Defending his son’s pride, Laye’s father confronts the director of the school about the mistreatment he is allowing under his watch. Rather than promise to get to the bottom of the issue, the director is belligerent, leading to a physical fight between himself and Laye’s father. Laye comments that while the men quickly patched up their disagreement, the director resigned not long after. As it turns out, the man had a corrupt arrangement with several of the older boys’ parents. In exchange for giving their children room and board at his house, the director was paid off. He even made the boys work as servants to his wife. This inappropriate relationship meant the director looked the other way when the older boys misbehaved at school.

In Chapter Seven, Laye returns to the theme of ritual with a thorough and immersive recounting of the night of Kondén Diara. A folkloric figure thought to live with lions, Kondén Diara is a haunting figure that uncircumcised boys are brought into the bush to confront. Laye’s whole community takes part in the ritual, marching the boys out to a clearing in the woods before retreating to their homes as though terrified of the bogeyman-like figure attacking them. With his face to the ground—making it so he cannot see—Laye listens to the sound of lions roaring close by.
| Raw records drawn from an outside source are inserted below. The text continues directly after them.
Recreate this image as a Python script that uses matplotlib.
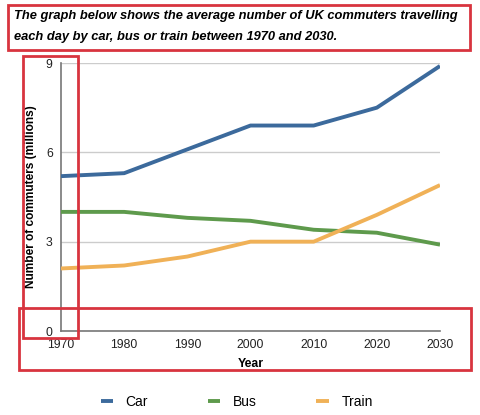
import matplotlib.pyplot as plt
from matplotlib.patches import Rectangle

years = [1970, 1980, 1990, 2000, 2010, 2020, 2030]
car = [5.2, 5.3, 6.1, 6.9, 6.9, 7.5, 8.9]
bus = [4.0, 4.0, 3.8, 3.7, 3.4, 3.3, 2.9]
train = [2.1, 2.2, 2.5, 3.0, 3.0, 3.9, 4.9]
yticks = [0, 3, 6, 9]

COLORS = {"Car": "#3c6a9c", "Bus": "#5e9a4c", "Train": "#f0b157"}
RED = "#d8343f"

plt.rcParams["font.family"] = ["Liberation Sans", "DejaVu Sans"]

fig = plt.figure(figsize=(4.81, 4.15), dpi=100)
ax = fig.add_axes([61 / 481, 1 - 331 / 415, 379 / 481, 268 / 415])

for name, vals in (("Car", car), ("Bus", bus), ("Train", train)):
    ax.plot(years, vals, color=COLORS[name], lw=2.8, label=name,
            solid_capstyle="butt", zorder=3)

ax.set_xlim(1970, 2030)
ax.set_ylim(0, 9)
ax.set_xticks(years)
ax.set_yticks(yticks)
ax.tick_params(length=0, labelsize=8.8, colors="#222222", pad=6)
ax.yaxis.grid(True, color="#cccccc", lw=1.0)
ax.set_axisbelow(True)
for s in ("top", "right"):
    ax.spines[s].set_visible(False)
for s in ("left", "bottom"):
    ax.spines[s].set_color("#777777")
    ax.spines[s].set_linewidth(1.2)
ax.set_xlabel("Year", fontsize=8.8, fontweight="bold", labelpad=5)
ax.set_ylabel("Number of commuters (millions)", fontsize=8.6,
              fontweight="bold", labelpad=6)

fig.legend(handles=ax.get_lines(), loc="center", bbox_to_anchor=(0.492, 1 - 402 / 415),
           ncol=3, frameon=False, fontsize=10, handlelength=0.9,
           columnspacing=4.3, handletextpad=0.9)

fig.text(14 / 481, 1 - 16 / 415,
         "The graph below shows the average number of UK commuters travelling",
         fontsize=9.3, fontweight="bold", style="italic", va="center")
fig.text(14 / 481, 1 - 37 / 415,
         "each day by car, bus or train between 1970 and 2030.",
         fontsize=9.3, fontweight="bold", style="italic", va="center")

# red highlight boxes
for x0, y0, x1, y1 in ((8, 5, 470, 50), (23, 56, 78, 338), (19, 308, 471, 370)):
    fig.add_artist(Rectangle((x0 / 481, 1 - y1 / 415), (x1 - x0) / 481,
                             (y1 - y0) / 415, transform=fig.transFigure,
                             fill=False, edgecolor=RED, lw=2.0, zorder=10))

fig.savefig("out.png", dpi=100)
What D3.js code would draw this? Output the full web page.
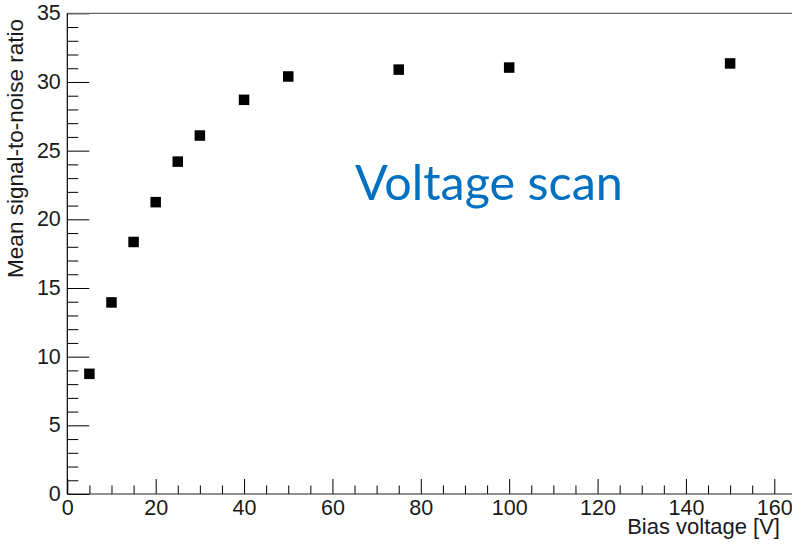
<!DOCTYPE html>
<html>
<head>
<meta charset="utf-8">
<script src="https://cdn.jsdelivr.net/npm/d3@7"></script>
<style>
  body { margin: 0; background: #fff; }
  .axis text { font-family: "Liberation Sans", Arial, sans-serif; font-size: 21.5px; fill: #1a1a1a; }
  .axis line { stroke: #000; }
</style>
</head>
<body>
<script>
// bias voltage [V] and mean S/N
var voltage = [5, 10, 15, 20, 25, 30, 40, 50, 75, 100, 150];
var snr = [8.75, 13.95, 18.35, 21.25, 24.2, 26.1, 28.7, 30.4, 30.9, 31.05, 31.35];
var xMajor = [0, 20, 40, 60, 80, 100, 120, 140, 160];
var yMajor = [0, 5, 10, 15, 20, 25, 30, 35];

var w = 792;
var h = 544;
var svg = d3.select("body")
            .append("svg")
            .attr("width", w)
            .attr("height", h);

var x0 = 67.3, y0 = 494, yTop = 13.3;

var xScale = d3.scaleLinear()
              .domain([0, 160])
              .range([x0, 774.3]);

var yScale = d3.scaleLinear()
              .domain([0, 35])
              .range([y0, yTop]);

// minor ticks first
var xMinor = d3.range(0, 165, 5).filter(function(v){ return v % 20 != 0; });
var yMinor = d3.range(0, 36, 1).filter(function(v){ return v % 5 != 0; });

svg.append("g")
    .attr("class", "axis")
    .attr("transform", "translate(0," + y0 + ")")
    .call(d3.axisBottom(xScale).tickValues(xMinor).tickSize(-8.5).tickSizeOuter(0).tickFormat(""))
    .call(function(g){ g.select(".domain").remove(); });

svg.append("g")
    .attr("class", "axis")
    .attr("transform", "translate(0," + y0 + ")")
    .call(d3.axisBottom(xScale).tickValues(xMajor).tickSize(-15).tickSizeOuter(0).tickPadding(5.5))
    .call(function(g){ g.select(".domain").remove(); });

svg.append("g")
    .attr("class", "axis")
    .attr("transform", "translate(" + x0 + ",0)")
    .call(d3.axisLeft(yScale).tickValues(yMinor).tickSize(-11).tickSizeOuter(0).tickFormat(""))
    .call(function(g){ g.select(".domain").remove(); });

svg.append("g")
    .attr("class", "axis")
    .attr("transform", "translate(" + x0 + ",0)")
    .call(d3.axisLeft(yScale).tickValues(yMajor).tickSize(-22).tickSizeOuter(0).tickPadding(6.5))
    .call(function(g){ g.select(".domain").remove(); })
    .selectAll("text").attr("dy", "0.3em");

// frame lines
svg.append("line").attr("x1", x0).attr("x2", w).attr("y1", y0).attr("y2", y0)
    .attr("stroke", "#222").attr("stroke-width", 1.2);
svg.append("line").attr("x1", x0).attr("x2", w).attr("y1", yTop).attr("y2", yTop)
    .attr("stroke", "#666").attr("stroke-width", 1.2);
svg.append("line").attr("x1", x0).attr("x2", x0).attr("y1", yTop).attr("y2", y0)
    .attr("stroke", "#000").attr("stroke-width", 1.2);

// markers
var s = 10.5;
svg.selectAll("rect.pt")
    .data(voltage)
    .enter()
    .append("rect")
      .attr("class", "pt")
      .attr("x", function(d){ return xScale(d) - s / 2; })
      .attr("y", function(d, i){ return yScale(snr[i]) - s / 2; })
      .attr("width", s)
      .attr("height", s)
      .attr("fill", "#000");

// axis titles
svg.append("text")
    .attr("x", 780)
    .attr("y", 534)
    .attr("text-anchor", "end")
    .style("font-family", "'Liberation Sans', Arial, sans-serif")
    .style("font-size", "22px")
    .attr("fill", "#1a1a1a")
    .text("Bias voltage [V]");

svg.append("text")
    .attr("transform", "translate(22.5,19) rotate(-90)")
    .attr("text-anchor", "end")
    .style("font-family", "'Liberation Sans', Arial, sans-serif")
    .style("font-size", "22.5px")
    .attr("fill", "#1a1a1a")
    .text("Mean signal-to-noise ratio");

svg.append("text")
    .attr("x", 355)
    .attr("y", 200)
    .style("font-family", "Lato, 'Open Sans', sans-serif")
    .style("font-size", "48.5px")
    .attr("fill", "#0070c0")
    .text("Voltage scan");
</script>
</body>
</html>
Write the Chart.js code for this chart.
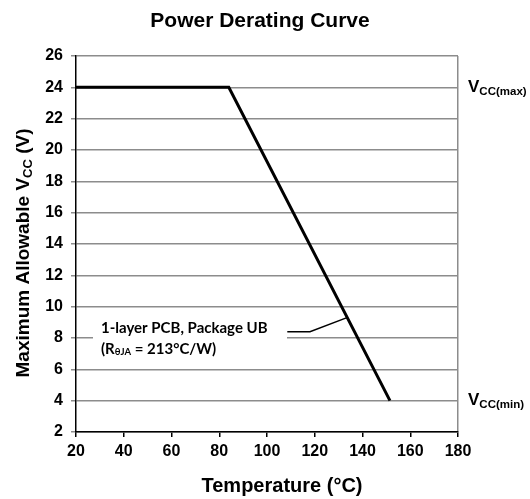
<!DOCTYPE html>
<html lang="en">
<head>
    <meta charset="UTF-8">
    <title>Power Derating Curve</title>
    <script src="https://cdn.jsdelivr.net/npm/chart.js"></script>
    <style>
        body { margin: 0; background: #fff; }
        canvas { display: block; }
    </style>
</head>
<body>
    <canvas id="derating" width="530" height="499"></canvas>

    <script>
        // curve data
        const temps = [20, 84, 151.5];
        const vccLimit = [24, 24, 4];

        // leader line from the PCB label to the curve
        const leaderX = [108.5, 118, 133.5];
        const leaderY = [8.4, 8.4, 9.3];

        const xMin = 20, xMax = 180, xStep = 20;
        const yMin = 2, yMax = 26, yStep = 2;
        const vccMax = 24, vccMin = 4;

        const AR = '"Liberation Sans", Arial, sans-serif';
        const CAL = 'Lato, "Open Sans", sans-serif';

        // draws text made of several runs (normal + subscript), left aligned
        function runs(ctx, parts, x, y) {
            let cx = x;
            parts.forEach(p => {
                ctx.font = p.font;
                ctx.fillText(p.t, cx, y + (p.dy || 0));
                cx += ctx.measureText(p.t).width;
            });
            return cx - x;
        }
        function runsWidth(ctx, parts) {
            let w = 0;
            parts.forEach(p => { ctx.font = p.font; w += ctx.measureText(p.t).width; });
            return w;
        }

        const textPlugin = {
            id: 'texts',
            afterDraw(chart) {
                const ctx = chart.ctx;
                const xs = chart.scales.x, ys = chart.scales.y;
                ctx.save();
                ctx.fillStyle = '#000';
                ctx.textBaseline = 'middle';

                // title
                ctx.font = 'bold 21px ' + AR;
                ctx.textAlign = 'center';
                ctx.fillText('Power Derating Curve', 260, 21);

                // x title
                ctx.font = 'bold 20px ' + AR;
                ctx.fillText('Temperature (°C)', 282, 486);

                // y title
                ctx.textAlign = 'left';
                const yParts = [
                    {t: 'Maximum Allowable V', font: 'bold 19px ' + AR},
                    {t: 'CC', font: 'bold 13px ' + AR, dy: 4},
                    {t: ' (V)', font: 'bold 19px ' + AR}
                ];
                ctx.save();
                ctx.translate(24, 253);
                ctx.rotate(-Math.PI / 2);
                runs(ctx, yParts, -runsWidth(ctx, yParts) / 2, 0);
                ctx.restore();

                // Vcc(max) / Vcc(min)
                const vx = xs.right + 10;
                [[vccMax, '(max)'], [vccMin, '(min)']].forEach(([v, s]) => {
                    const py = ys.getPixelForValue(v);
                    runs(ctx, [
                        {t: 'V', font: 'bold 17px ' + AR},
                        {t: 'CC' + s, font: 'bold 11.5px ' + AR, dy: 4}
                    ], vx, py);
                });

                // PCB label box
                ctx.fillStyle = '#fff';
                ctx.fillRect(93, 316, 194, 46);
                ctx.fillStyle = '#000';
                ctx.font = 'bold 15px ' + CAL;
                ctx.fillText('1-layer PCB, Package UB', 101, 328);
                runs(ctx, [
                    {t: '(R', font: 'bold 15px ' + CAL},
                    {t: 'θJA', font: 'bold 9.5px ' + CAL, dy: 3},
                    {t: ' = 213°C/W)', font: 'bold 15px ' + CAL}
                ], 101, 349);

                ctx.restore();
            }
        };

        const ctx = document.getElementById('derating').getContext('2d');
        const chart = new Chart(ctx, {
            type: 'line',
            data: {
                datasets: [{
                    data: temps.map((t, i) => ({x: t, y: vccLimit[i]})),
                    borderColor: '#000',
                    borderWidth: 3,
                    pointRadius: 0,
                    tension: 0,
                    fill: false
                }, {
                    data: leaderX.map((t, i) => ({x: t, y: leaderY[i]})),
                    borderColor: '#000',
                    borderWidth: 1.5,
                    pointRadius: 0,
                    tension: 0,
                    fill: false
                }]
            },
            options: {
                responsive: false,
                animation: false,
                devicePixelRatio: 1,
                layout: { padding: { top: 56, right: 72, left: 0, bottom: 0 } },
                plugins: {
                    legend: { display: false },
                    tooltip: { enabled: false }
                },
                scales: {
                    x: {
                        type: 'linear',
                        min: xMin, max: xMax,
                        afterFit: s => { s.height = 67; },
                        ticks: {
                            stepSize: xStep,
                            color: '#000',
                            padding: 5,
                            maxRotation: 0,
                            font: { family: AR, size: 16, weight: 'bold' }
                        },
                        grid: {
                            color: c => c.index === c.scale.ticks.length - 1 ? '#8c8c8c' : 'rgba(0,0,0,0)',
                            lineWidth: 1.5,
                            tickColor: '#000',
                            tickLength: 5
                        },
                        border: { color: '#000', width: 1.5 }
                    },
                    y: {
                        min: yMin, max: yMax,
                        afterFit: s => { s.width = 76; },
                        ticks: {
                            stepSize: yStep,
                            color: '#000',
                            padding: 8,
                            font: { family: AR, size: 16, weight: 'bold' }
                        },
                        grid: {
                            color: '#8c8c8c',
                            lineWidth: 1.5,
                            tickColor: '#8c8c8c',
                            tickLength: 5
                        },
                        border: { color: '#000', width: 1.5 }
                    }
                }
            },
            plugins: [textPlugin]
        });
    </script>
</body>
</html>
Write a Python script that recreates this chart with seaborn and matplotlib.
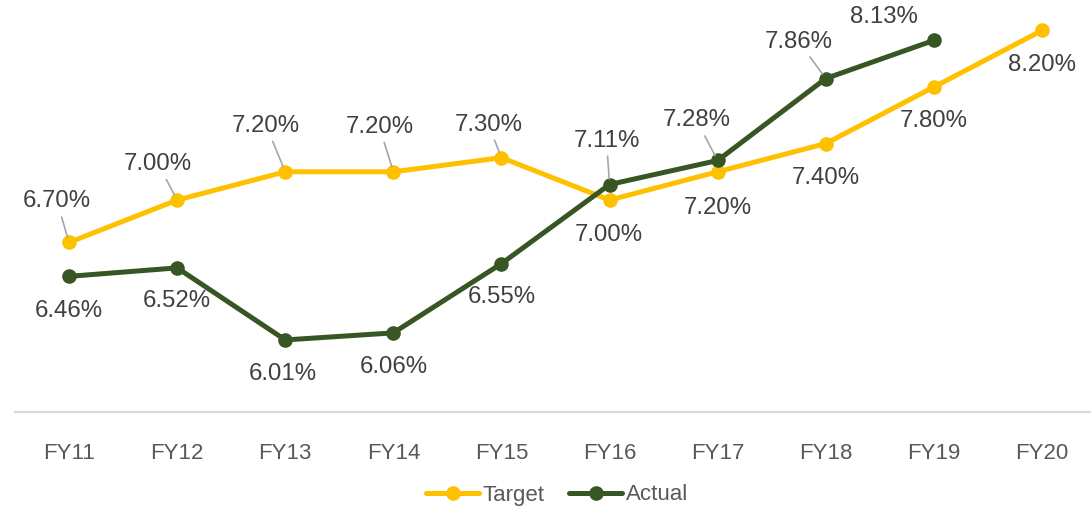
import matplotlib
matplotlib.use("Agg")
import matplotlib.pyplot as plt
import seaborn as sns
import pandas as pd

years = ["FY11", "FY12", "FY13", "FY14", "FY15", "FY16", "FY17", "FY18", "FY19", "FY20"]
target = [6.70, 7.00, 7.20, 7.20, 7.30, 7.00, 7.20, 7.40, 7.80, 8.20]
actual = [6.46, 6.52, 6.01, 6.06, 6.55, 7.11, 7.28, 7.86, 8.13]

# label offsets in pixels (dx, dy up) and whether a leader line is drawn
target_offsets = [(-12, 41), (-19, 36), (-19, 46), (-14, 45), (-13, 33),
                  (-1, -35), (0, -36), (0, -34), (0, -34), (0, -35)]
target_leader = [True, True, True, True, True, False, False, False, False, False]
actual_offsets = [(0, -35), (0, -33), (-2, -34), (0, -34), (0, -33),
                  (-3, 44), (-21, 40), (-27, 37), (-50, 23)]
actual_leader = [False, False, False, False, False, True, True, True, False]

sns.set_style("white")
plt.rcParams["font.family"] = ["Liberation Sans", "DejaVu Sans"]

rows = [("Target", y, v) for y, v in zip(years, target)] + \
       [("Actual", y, v) for y, v in zip(years, actual)]
df = pd.DataFrame(rows, columns=["series", "year", "value"])

fig = plt.figure(figsize=(10.91, 5.08), dpi=100)
ax = fig.add_axes([15 / 1091, 96 / 508, 1081 / 1091, 412 / 508])

palette = {"Target": "#FFC000", "Actual": "#375623"}
sns.lineplot(data=df, x="year", y="value", hue="series", palette=palette,
             hue_order=["Target", "Actual"], sort=False, marker="o",
             markersize=10.5, markeredgewidth=0, linewidth=3.6, ax=ax)

ax.set_xlim(-0.5, 9.5)
ax.set_ylim(5.5, 5.5 + 412 / 141.3)

label_color = "#404040"
lead_color = "#A6A6A6"

def annotate(vals, offsets, leaders):
    for i, (v, (dx, dy), lead) in enumerate(zip(vals, offsets, leaders)):
        kw = {}
        if lead:
            kw["arrowprops"] = dict(arrowstyle="-", color=lead_color, lw=1.2,
                                    shrinkA=1, shrinkB=4)
        ax.annotate(f"{v:.2f}%", xy=(i, v), xytext=(dx, dy),
                    textcoords="offset pixels", ha="center", va="center",
                    fontsize=17.3, color=label_color, **kw)

annotate(target, target_offsets, target_leader)
annotate(actual, actual_offsets, actual_leader)

for s in ["top", "right", "left"]:
    ax.spines[s].set_visible(False)
ax.spines["bottom"].set_color("#D9D9D9")
ax.spines["bottom"].set_linewidth(1.5)
ax.set_yticks([])
ax.set_xlabel("")
ax.set_ylabel("")
ax.tick_params(axis="x", length=0, pad=22, labelsize=16, labelcolor="#595959")

handles, labels = ax.get_legend_handles_labels()
ax.legend(handles, labels, loc="center", bbox_to_anchor=(557 / 1091, 1 - 495 / 508),
          bbox_transform=fig.transFigure, ncol=2, frameon=False, fontsize=16,
          handlelength=2.4, handletextpad=0.15, columnspacing=1.1,
          labelcolor="#595959")

fig.savefig("out.png", dpi=100)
It is only when he grows up that Laye understands there is no Kondén Diara, or lions. Rather, the older boys intimidate the younger ones by tricking them into believing lions are near with the aid of instruments that create a roaring sound. From his sentimental tone, it is clear Laye has affection for the childhood ritual, though his mother thinks differently. Just as she disapproves of Laye’s father’s goldsmith process, Laye’s mother doesn’t think it is healthy to make boys stay up all night chanting in the bush. But Laye, looking back on the event, sees the opportunity to overcome one’s fears as a necessary precursor to the anxiety-inducing ritual awaiting him: circumcision.